Among other things it gives an algorithm for finding all solutions of $|x^3 + y^3 + z^3| \ll H$ with $\max(|x|,|y|,|z|) \leq H$ that should run (and in practice does run) in time $\widetilde{O}(H)$; since we expect the number of solutions to be asymptotically proportional to $H$, this means we find the solutions in little more time than it takes to write them down.
D.J.Bernstein has implemented the algorithm efficiently, and reports on the results of his and others' extensive computations at http://cr.yp.to/threecubes.html .
EDIT: for the specific problem $x^3+y^3+z^3=3$, Cassels showed that any solution must satisfy $x\equiv y\equiv z \bmod 9$ in this brief article:
A Note on the Diophantine Equation $x^3+y^3+z^3=3$, Math. of Computation 44 #169 (Jan.1985), 265-266.
This uses cubic reciprocity, and is stronger than what one can obtain from congruence conditions.
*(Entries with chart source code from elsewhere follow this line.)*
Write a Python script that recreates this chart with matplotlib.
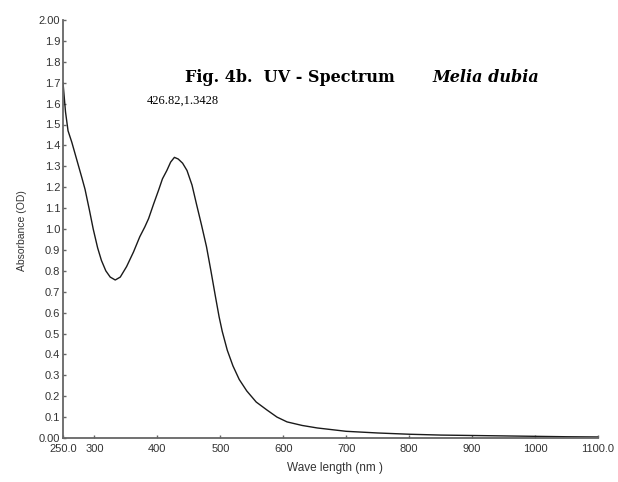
import matplotlib.pyplot as plt
import numpy as np

# UV spectrum, Melia dubia
wavelength = [250, 254, 258, 264, 272, 280, 285, 292, 298, 305, 311, 318, 325, 333, 341, 351,
              362, 372, 380, 386, 394, 402, 408, 415, 421, 427, 433, 440, 447, 455, 462, 470,
              478, 485, 492, 498, 503, 511, 520, 530, 542, 557, 574, 590, 606, 630, 654, 700,
              750, 800, 850, 900, 950, 1000, 1050, 1100]
absorbance = [1.70, 1.56, 1.47, 1.415, 1.33, 1.245, 1.19, 1.09, 1.00, 0.91, 0.85, 0.80, 0.77,
              0.756, 0.77, 0.82, 0.89, 0.963, 1.01, 1.05, 1.12, 1.187, 1.24, 1.28, 1.32, 1.3428,
              1.335, 1.315, 1.28, 1.21, 1.12, 1.02, 0.915, 0.80, 0.68, 0.58, 0.51, 0.42, 0.345,
              0.28, 0.225, 0.172, 0.134, 0.10, 0.077, 0.06, 0.048, 0.032, 0.024, 0.018, 0.014,
              0.012, 0.010, 0.008, 0.006, 0.005]

y_ticks = [round(v, 1) for v in np.arange(0, 2.01, 0.1)]
y_labels = ['0.00'] + [f'{v:.1f}' for v in y_ticks[1:-1]] + ['2.00']
x_ticks = [250, 300, 400, 500, 600, 700, 800, 900, 1000, 1100]
x_labels = ['250.0', '300', '400', '500', '600', '700', '800', '900', '1000', '1100.0']

plt.rcParams['font.family'] = ['Liberation Sans', 'DejaVu Sans']

W, H = 618, 482
fig = plt.figure(figsize=(W / 100, H / 100), dpi=100)
ax = fig.add_axes([63 / W, 1 - 438 / H, 535 / W, 418 / H])

ax.plot(wavelength, absorbance, color='#1a1a1a', lw=1.0)

ax.set_xlim(250, 1100)
ax.set_ylim(0, 2.0)
ax.set_xticks(x_ticks)
ax.set_xticklabels(x_labels)
ax.set_yticks(y_ticks)
ax.set_yticklabels(y_labels)

for side in ['top', 'right']:
    ax.spines[side].set_visible(False)
for side in ['left', 'bottom']:
    ax.spines[side].set_color('#666666')
    ax.spines[side].set_linewidth(1.3)

ax.tick_params(direction='in', length=2.5, width=1, colors='#666666',
               labelsize=8, labelcolor='#333333')
ax.tick_params(axis='x', pad=4)
ax.tick_params(axis='y', pad=2)

# axis titles, placed in pixel positions from the reference
fig.text(335 / W, 1 - 468 / H, 'Wave length (nm )', fontsize=8.5, color='#333333',
         ha='center', va='center')
fig.text(22 / W, 1 - 231 / H, 'Absorbance (OD)', fontsize=7.5, color='#333333',
         ha='center', va='center', rotation=90)

fig.text(185 / W, 1 - 78 / H, 'Fig. 4b.  UV - Spectrum', fontsize=11.5,
         fontweight='bold', family='DejaVu Serif', va='center')
fig.text(432 / W, 1 - 78 / H, 'Melia dubia', fontsize=11.5, fontweight='bold',
         fontstyle='italic', family='DejaVu Serif', va='center')

ax.text(440, 1.612, '426.82,1.3428', fontsize=9, family='Liberation Serif',
        ha='center', va='center')

fig.savefig('out.png', dpi=100)
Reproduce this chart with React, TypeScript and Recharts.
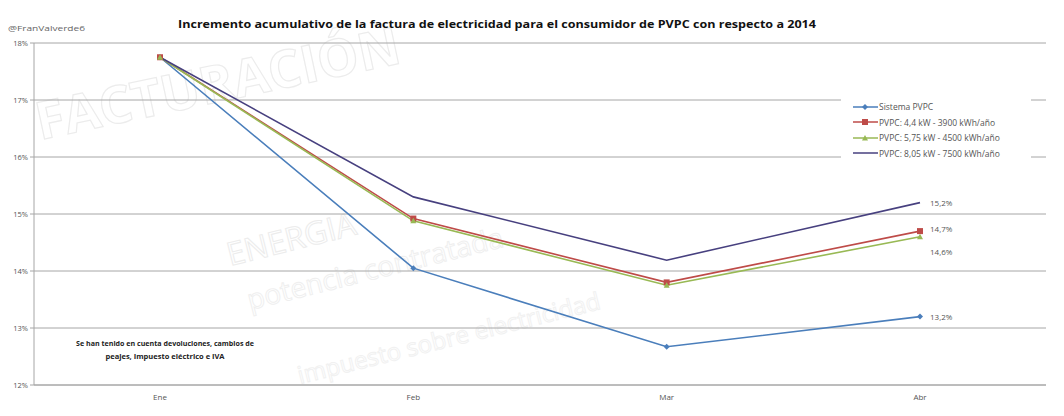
import {
  LineChart,
  Line,
  XAxis,
  YAxis,
  CartesianGrid,
  LabelList,
} from "recharts";

const categorias = ["Ene", "Feb", "Mar", "Abr"];
const sistemaPVPC = [17.75, 14.05, 12.67, 13.2];
const pvpc44 = [17.75, 14.92, 13.8, 14.7];
const pvpc575 = [17.75, 14.88, 13.75, 14.6];
const pvpc805 = [17.75, 15.3, 14.19, 15.2];
const etiquetasFinales = ["13,2%", "14,7%", "14,6%", "15,2%"];
const ticksY = [12, 13, 14, 15, 16, 17, 18];

const series = [
  { key: "sistema", name: "Sistema PVPC", color: "#4a7ebb", marker: "diamond", labelDy: 0 },
  { key: "p44", name: "PVPC: 4,4 kW - 3900 kWh/año", color: "#be4b48", marker: "square", labelDy: -2 },
  { key: "p575", name: "PVPC: 5,75 kW - 4500 kWh/año", color: "#98b954", marker: "triangle", labelDy: 15 },
  { key: "p805", name: "PVPC: 8,05 kW - 7500 kWh/año", color: "#47407f", marker: "none", labelDy: 0 },
];

const data = categorias.map((mes, i) => ({
  mes,
  sistema: sistemaPVPC[i],
  p44: pvpc44[i],
  p575: pvpc575[i],
  p805: pvpc805[i],
}));

const FONT = "'Open Sans', 'Liberation Sans', sans-serif";

const Marker = ({ cx, cy, tipo, color }: any) => {
  if (cx == null || cy == null || tipo === "none") return <g />;
  if (tipo === "square")
    return <rect x={cx - 3} y={cy - 3} width={6} height={6} fill={color} />;
  if (tipo === "diamond")
    return (
      <path d={`M${cx},${cy - 3}L${cx + 3},${cy}L${cx},${cy + 3}L${cx - 3},${cy}Z`} fill={color} />
    );
  return (
    <path d={`M${cx},${cy - 3}L${cx + 3},${cy + 2.5}L${cx - 3},${cy + 2.5}Z`} fill={color} />
  );
};

// leyenda fuera del chart para que no encoja el área de trazado
const Leyenda = () => (
  <div
    style={{
      position: "absolute",
      left: 841,
      top: 99,
      background: "#fff",
      padding: "0 8px 0 12px",
      fontFamily: FONT,
      fontSize: 8.5,
      color: "#555",
      width: 190,
      height: 62,
      boxSizing: "border-box",
    }}
  >
    {series.map((s) => (
      <div key={s.key} style={{ display: "flex", alignItems: "center", height: 15.5, whiteSpace: "nowrap" }}>
        <svg width={26} height={8} style={{ flex: "none" }}>
          <line x1={0} y1={4} x2={25} y2={4} stroke={s.color} strokeWidth={1.5} />
          <Marker cx={12} cy={4} tipo={s.marker} color={s.color} />
        </svg>
        <span>{s.name}</span>
      </div>
    ))}
  </div>
);

const Fondo = () => (
  <svg
    width={1064}
    height={416}
    style={{ position: "absolute", left: 0, top: 0 }}
    fontFamily={FONT}
  >
    <text x={40} y={140} fontSize={52} fill="none" stroke="#ececec" strokeWidth={1.2}
      transform="rotate(-12 40 140)" fontWeight="bold">FACTURACIÓN</text>
    <text x={230} y={266} fontSize={32} fill="none" stroke="#ececec" strokeWidth={1}
      transform="rotate(-14 230 266)">ENERGIA</text>
    <text x={250} y={310} fontSize={28} fill="none" stroke="#efefef" strokeWidth={1}
      transform="rotate(-14 250 310)">potencia contratada</text>
    <text x={300} y={384} fontSize={24} fill="none" stroke="#f1f1f1" strokeWidth={1}
      transform="rotate(-14 300 384)">impuesto sobre electricidad</text>
  </svg>
);

export default function App() {
  return (
    <div style={{ position: "absolute", left: 0, top: 0, width: 1064, height: 416, background: "#fff" }}>
      <Fondo />
      <div style={{ position: "absolute", left: 0, top: 0 }}>
        <LineChart
          width={1064}
          height={416}
          data={data}
          margin={{ top: 43, right: 18, bottom: 0, left: 0 }}
        >
          <CartesianGrid vertical={false} stroke="#a6a6a6" />
          <XAxis
            dataKey="mes"
            height={31}
            stroke="#a6a6a6"
            tickLine={false}
            tickMargin={3}
            padding={{ left: 126, right: 126 }}
            tick={{ fontSize: 8, fill: "#555", fontFamily: FONT }}
          />
          <YAxis
            width={34}
            domain={[12, 18]}
            ticks={ticksY}
            stroke="#a6a6a6"
            tickSize={4}
            tickFormatter={(v: number) => `${v}%`}
            tick={{ fontSize: 7.5, fill: "#555", fontFamily: FONT }}
          />
          {series.map((s, si) => (
            <Line
              key={s.key}
              dataKey={s.key}
              name={s.name}
              stroke={s.color}
              strokeWidth={1.6}
              isAnimationActive={false}
              dot={(p: any) => (
                <Marker key={`${s.key}-${p.index}`} cx={p.cx} cy={p.cy} tipo={s.marker} color={s.color} />
              )}
              activeDot={false}
            >
              <LabelList
                dataKey={s.key}
                content={(p: any) =>
                  p.index === categorias.length - 1 ? (
                    <text
                      x={p.x + 10}
                      y={p.y + s.labelDy}
                      dy={3}
                      fontSize={8}
                      fill="#555"
                      fontFamily={FONT}
                    >
                      {etiquetasFinales[si]}
                    </text>
                  ) : null
                }
              />
            </Line>
          ))}
        </LineChart>
      </div>
      <Leyenda />
      <svg width={1064} height={416} style={{ position: "absolute", left: 0, top: 0, pointerEvents: "none" }}>
        <text x={8} y={31} fontSize={8} fill="#666" fontFamily={FONT}
          textLength={77} lengthAdjust="spacingAndGlyphs">@FranValverde6</text>
        <text x={178} y={28} fontSize={11} fontWeight="bold" fill="#111" fontFamily={FONT}
          textLength={638} lengthAdjust="spacingAndGlyphs">
          Incremento acumulativo de la factura de electricidad para el consumidor de PVPC con respecto a 2014
        </text>
        <text x={165} y={346} fontSize={7.5} fontWeight="bold" fill="#222" textAnchor="middle" fontFamily={FONT}
          textLength={178} lengthAdjust="spacingAndGlyphs">
          Se han tenido en cuenta  devoluciones,  cambios de
        </text>
        <text x={165} y={359} fontSize={7.5} fontWeight="bold" fill="#222" textAnchor="middle" fontFamily={FONT}>
          peajes, Impuesto eléctrico e IVA
        </text>
      </svg>
    </div>
  );
}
See also Heath-Brown's paper "The Density of Zeros of Forms for which Weak Approximation Fails" (Math. of Computation 59 #200 (Oct.1992), 613-623), where he gives corresponding conditions for the homogeneous equation $x^3 + y^3 + z^3 = 3w^3$ and also $x^3 + y^3 + z^3 = 2w^3$, and reports that
In a letter to the author, Professor Colliot-Thélène has shown that the above congruence restrictions are exactly those implied by the Brauer-Manin obstruction. Moreover, for the general equation $x^3 + y^3 + z^3 = kw^3$, with a noncube integer $k$, there is always a nontrivial obstruction, eliminating two-thirds of the adèlic points.